Under zonal pricing, the country is divided into a number of zones (c.5-10 zones) reflecting transmission network boundaries. Each zone will have a different wholesale energy price for all generation and demand within the zone. Example, the Nordic electricity market uses a zonal pricing model.
Nodal pricing is zonal pricing on steroids where the country is divided into several nodes (c.50-100 nodes) each representing a location in the transmission network. Similar to the above, each node will have a different whole energy price. Example, the Texas ERCOT market uses a nodal pricing model.
The wholesale energy price in each zone or node is set by the balance of demand and generation in that zone/node as well as transmission network constraints influencing that zone/node. It’s far more complex than this but this is the simplified version. In simple terms:
- If generation is greater than demand in a zone/node, and there are transmission constraints to evacuate this generation to zones/nodes which have higher demand than generation, then the price in this zone/node will be lower than the national average.

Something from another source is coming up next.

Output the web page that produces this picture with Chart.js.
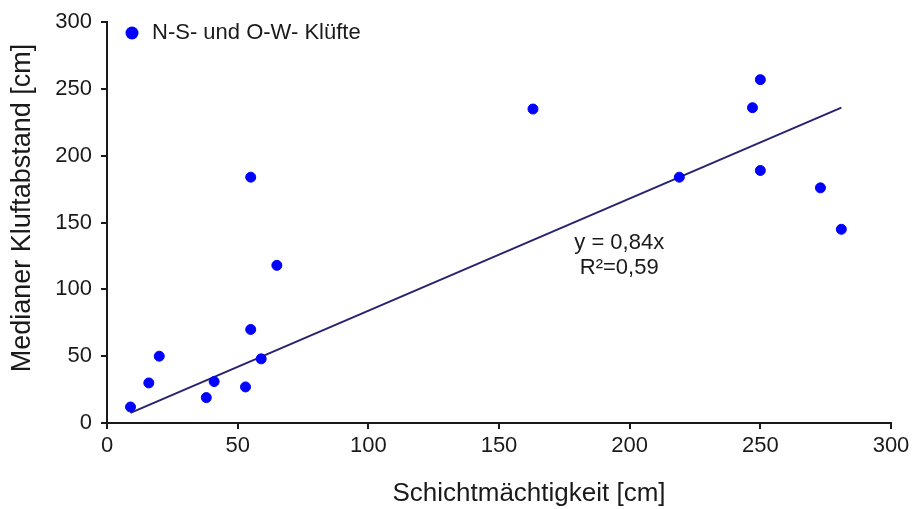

The price will be depressed further if the constraints are higher relative to the surplus generation in that zone/node.
- And vice versa, if demand is greater than generation in a zone/node, and there are transmission constraints to import generation from neighbouring zones/nodes, this will have an upward pressure on prices in this zone/node and the price will be higher than the national average. As above, the higher the constraints to import generation into that zone/node, the higher the price in that zone/node.